The correlation between access and increased use was clearly demonstrated when Alberta privatized alcohol sales. With liquor stores every couple of blocks and extended operating hours, Albertan’s consumption skyrocketed. Today only the wine-loving province of Quebec beats Alberta in annual alcohol consumption.

Those who support legalization argue that cannabis, whether legal or illegal, is an increasingly popular vice in today’s society and the reality of its harm cannot be ignored. When the pro side argues that legalization will better protect children they are talking in the context of regulations and education.

They point to the example of two of our other vices, cigarettes and alcohol.

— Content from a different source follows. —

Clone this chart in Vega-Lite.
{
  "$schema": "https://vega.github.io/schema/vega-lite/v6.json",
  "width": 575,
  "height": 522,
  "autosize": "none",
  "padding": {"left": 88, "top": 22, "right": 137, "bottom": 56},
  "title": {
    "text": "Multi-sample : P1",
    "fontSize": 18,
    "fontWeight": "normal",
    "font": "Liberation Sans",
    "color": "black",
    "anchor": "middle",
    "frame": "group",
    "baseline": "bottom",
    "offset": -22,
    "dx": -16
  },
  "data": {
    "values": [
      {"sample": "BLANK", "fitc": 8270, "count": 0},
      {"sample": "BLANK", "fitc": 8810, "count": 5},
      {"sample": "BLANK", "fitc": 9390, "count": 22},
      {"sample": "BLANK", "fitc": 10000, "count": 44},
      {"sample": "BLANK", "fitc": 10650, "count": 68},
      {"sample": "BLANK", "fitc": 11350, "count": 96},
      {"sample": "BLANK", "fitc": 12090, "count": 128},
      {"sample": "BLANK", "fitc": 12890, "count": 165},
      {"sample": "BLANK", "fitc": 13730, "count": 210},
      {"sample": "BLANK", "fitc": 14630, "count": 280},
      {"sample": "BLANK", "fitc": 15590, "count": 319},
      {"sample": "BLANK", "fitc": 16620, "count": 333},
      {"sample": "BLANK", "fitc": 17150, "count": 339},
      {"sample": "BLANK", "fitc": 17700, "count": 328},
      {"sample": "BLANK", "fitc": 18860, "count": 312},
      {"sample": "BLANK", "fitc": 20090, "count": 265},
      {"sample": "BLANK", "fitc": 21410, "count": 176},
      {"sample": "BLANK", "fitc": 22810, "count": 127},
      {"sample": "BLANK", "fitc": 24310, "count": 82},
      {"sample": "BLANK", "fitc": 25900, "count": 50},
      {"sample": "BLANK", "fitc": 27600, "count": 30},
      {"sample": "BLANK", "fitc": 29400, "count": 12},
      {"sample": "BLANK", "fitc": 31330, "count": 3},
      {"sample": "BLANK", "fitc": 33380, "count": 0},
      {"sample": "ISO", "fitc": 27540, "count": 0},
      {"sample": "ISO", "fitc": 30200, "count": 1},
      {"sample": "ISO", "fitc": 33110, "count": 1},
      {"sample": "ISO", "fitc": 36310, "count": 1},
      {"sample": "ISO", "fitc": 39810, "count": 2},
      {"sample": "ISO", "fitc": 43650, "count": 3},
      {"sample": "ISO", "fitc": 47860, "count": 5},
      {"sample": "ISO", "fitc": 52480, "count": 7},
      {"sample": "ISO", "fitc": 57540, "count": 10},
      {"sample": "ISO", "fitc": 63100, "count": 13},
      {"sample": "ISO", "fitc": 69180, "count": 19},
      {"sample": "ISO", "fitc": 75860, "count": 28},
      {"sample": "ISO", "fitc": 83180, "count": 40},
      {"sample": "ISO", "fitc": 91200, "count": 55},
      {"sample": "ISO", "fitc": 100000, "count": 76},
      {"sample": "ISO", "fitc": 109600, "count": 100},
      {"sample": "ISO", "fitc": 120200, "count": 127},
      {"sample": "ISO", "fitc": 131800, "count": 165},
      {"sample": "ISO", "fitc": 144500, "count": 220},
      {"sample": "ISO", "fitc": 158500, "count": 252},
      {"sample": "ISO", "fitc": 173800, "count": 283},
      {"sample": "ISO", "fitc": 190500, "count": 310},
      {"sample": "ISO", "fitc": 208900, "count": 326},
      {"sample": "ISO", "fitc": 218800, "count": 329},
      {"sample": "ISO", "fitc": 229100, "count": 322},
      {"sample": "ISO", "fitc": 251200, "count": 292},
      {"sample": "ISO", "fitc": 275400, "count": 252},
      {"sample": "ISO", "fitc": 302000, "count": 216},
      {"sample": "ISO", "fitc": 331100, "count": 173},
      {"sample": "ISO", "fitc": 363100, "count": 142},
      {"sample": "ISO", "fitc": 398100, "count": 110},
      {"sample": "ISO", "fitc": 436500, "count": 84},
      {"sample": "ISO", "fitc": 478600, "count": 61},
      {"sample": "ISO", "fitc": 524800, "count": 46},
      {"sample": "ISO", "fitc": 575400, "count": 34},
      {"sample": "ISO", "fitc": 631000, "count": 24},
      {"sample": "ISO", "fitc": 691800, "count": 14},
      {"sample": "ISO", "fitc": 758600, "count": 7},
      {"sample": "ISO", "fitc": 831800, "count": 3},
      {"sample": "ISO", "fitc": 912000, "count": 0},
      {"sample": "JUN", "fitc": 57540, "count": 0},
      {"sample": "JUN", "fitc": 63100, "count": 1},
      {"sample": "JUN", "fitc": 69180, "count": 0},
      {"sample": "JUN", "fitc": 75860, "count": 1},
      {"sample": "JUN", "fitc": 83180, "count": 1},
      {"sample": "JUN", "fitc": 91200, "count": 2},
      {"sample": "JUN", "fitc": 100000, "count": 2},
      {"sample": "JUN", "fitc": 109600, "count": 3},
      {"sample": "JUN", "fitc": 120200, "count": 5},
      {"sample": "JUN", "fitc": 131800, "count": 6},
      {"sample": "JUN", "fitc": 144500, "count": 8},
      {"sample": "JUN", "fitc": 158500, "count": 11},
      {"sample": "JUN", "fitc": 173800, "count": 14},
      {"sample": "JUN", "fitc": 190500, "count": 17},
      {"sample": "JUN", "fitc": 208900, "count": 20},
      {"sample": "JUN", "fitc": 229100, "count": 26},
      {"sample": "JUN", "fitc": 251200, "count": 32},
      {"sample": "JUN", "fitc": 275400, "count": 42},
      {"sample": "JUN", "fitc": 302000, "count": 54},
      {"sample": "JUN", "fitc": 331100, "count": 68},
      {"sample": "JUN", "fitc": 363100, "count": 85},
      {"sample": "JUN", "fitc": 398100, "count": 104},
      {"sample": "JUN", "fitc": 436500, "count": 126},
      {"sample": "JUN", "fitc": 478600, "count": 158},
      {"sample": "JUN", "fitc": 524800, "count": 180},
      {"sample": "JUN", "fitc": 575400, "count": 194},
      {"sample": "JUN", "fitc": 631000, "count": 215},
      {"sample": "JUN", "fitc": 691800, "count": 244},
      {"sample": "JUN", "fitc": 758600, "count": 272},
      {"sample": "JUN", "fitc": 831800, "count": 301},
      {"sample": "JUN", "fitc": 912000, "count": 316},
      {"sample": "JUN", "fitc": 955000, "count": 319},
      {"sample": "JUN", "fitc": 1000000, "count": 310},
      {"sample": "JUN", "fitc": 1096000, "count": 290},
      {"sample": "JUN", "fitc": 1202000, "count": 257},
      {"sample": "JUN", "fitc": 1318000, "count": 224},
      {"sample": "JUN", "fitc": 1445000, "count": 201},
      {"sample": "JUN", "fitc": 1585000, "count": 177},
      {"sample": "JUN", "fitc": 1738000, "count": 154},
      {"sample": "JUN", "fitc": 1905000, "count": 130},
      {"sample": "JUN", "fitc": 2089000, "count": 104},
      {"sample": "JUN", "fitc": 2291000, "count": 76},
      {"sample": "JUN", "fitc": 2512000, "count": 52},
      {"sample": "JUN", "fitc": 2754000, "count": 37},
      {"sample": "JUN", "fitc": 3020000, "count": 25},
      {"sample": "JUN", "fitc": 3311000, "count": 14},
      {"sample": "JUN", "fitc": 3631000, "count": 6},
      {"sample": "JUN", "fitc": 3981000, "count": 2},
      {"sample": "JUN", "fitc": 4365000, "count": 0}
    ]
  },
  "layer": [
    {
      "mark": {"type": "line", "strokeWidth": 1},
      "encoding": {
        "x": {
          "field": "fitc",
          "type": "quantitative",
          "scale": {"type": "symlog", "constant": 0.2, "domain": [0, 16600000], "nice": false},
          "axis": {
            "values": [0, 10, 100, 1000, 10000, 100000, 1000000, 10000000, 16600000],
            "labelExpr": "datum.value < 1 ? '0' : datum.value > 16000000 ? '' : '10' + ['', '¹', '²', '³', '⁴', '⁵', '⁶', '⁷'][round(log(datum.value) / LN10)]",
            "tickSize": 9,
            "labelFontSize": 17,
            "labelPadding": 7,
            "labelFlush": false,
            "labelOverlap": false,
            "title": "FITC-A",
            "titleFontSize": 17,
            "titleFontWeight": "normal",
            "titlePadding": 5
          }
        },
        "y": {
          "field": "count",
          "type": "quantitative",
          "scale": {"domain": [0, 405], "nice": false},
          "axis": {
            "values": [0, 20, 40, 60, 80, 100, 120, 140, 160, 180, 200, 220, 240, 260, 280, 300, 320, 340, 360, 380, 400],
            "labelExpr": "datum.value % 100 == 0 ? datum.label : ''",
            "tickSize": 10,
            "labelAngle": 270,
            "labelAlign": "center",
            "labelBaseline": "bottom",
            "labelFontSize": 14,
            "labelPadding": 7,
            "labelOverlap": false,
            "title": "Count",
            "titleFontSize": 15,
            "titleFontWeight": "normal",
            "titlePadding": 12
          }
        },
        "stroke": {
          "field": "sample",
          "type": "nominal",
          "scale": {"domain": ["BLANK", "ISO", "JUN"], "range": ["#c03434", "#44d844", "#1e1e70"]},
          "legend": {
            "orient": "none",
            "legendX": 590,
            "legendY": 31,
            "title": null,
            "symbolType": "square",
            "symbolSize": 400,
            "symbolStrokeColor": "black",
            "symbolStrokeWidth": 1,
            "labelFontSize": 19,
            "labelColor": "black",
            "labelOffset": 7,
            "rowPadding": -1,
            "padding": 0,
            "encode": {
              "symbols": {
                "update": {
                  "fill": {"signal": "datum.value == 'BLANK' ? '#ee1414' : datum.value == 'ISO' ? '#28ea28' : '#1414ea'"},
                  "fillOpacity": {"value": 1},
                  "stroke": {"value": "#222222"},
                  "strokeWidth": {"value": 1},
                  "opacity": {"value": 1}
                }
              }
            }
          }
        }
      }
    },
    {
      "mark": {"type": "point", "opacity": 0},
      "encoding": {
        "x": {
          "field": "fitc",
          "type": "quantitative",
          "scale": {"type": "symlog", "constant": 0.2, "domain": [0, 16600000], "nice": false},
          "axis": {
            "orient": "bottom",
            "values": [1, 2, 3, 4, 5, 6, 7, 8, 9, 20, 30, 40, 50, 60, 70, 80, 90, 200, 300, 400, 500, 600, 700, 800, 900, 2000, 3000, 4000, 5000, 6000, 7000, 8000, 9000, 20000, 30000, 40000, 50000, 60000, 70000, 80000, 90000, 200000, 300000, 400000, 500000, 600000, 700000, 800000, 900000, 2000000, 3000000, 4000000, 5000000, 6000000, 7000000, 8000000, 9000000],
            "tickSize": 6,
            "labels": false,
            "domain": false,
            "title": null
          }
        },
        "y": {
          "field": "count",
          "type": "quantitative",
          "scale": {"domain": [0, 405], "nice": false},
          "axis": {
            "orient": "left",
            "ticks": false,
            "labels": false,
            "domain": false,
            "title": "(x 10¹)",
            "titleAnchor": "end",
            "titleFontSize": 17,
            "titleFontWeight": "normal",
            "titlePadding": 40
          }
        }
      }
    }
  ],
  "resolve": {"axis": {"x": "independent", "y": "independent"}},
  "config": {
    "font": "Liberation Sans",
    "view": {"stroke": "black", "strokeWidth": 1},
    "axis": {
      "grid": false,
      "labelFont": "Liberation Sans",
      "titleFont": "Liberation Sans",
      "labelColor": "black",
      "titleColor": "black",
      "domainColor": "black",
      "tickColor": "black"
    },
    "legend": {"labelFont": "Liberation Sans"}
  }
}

Strong regulations and decades of education and advertising has made both driving while impaired and smoking socially unacceptable. Both areas have seen significant reductions. With legalization, children and society can now learn in school and through public awareness campaigns about cannabis and its very real dangers.

There are no easy answers to monitoring or protecting self and society from vices. Prohibition of alcohol didn’t work, yet I don’t think there is anything more reprehensible that mothers passing on FAS (fetal alcohol syndrome) to their innocent child by drinking during pregnancy.

We will never get rid of gangs and mafia selling vices, but legalization does cut into the illegal trade significantly over time and taxes collected are used to help mitigate some of the individual and societal damages they cause.

For those addicted to a vice that is a challenge where society must help the victims, but for the rest of us, it just comes down to personal responsibility.

Consuming and possessing cannabis is now like alcohol, perfectly legal, but to drive impaired on alcohol or drugs is a criminal offence and in the worst case scenario, vehicular homicide and ruined lives.

The best gift to you, your family, your neighbours and the stranger is to never get behind the wheel of your vehicle when drinking or using. It’s a gift that keeps on giving.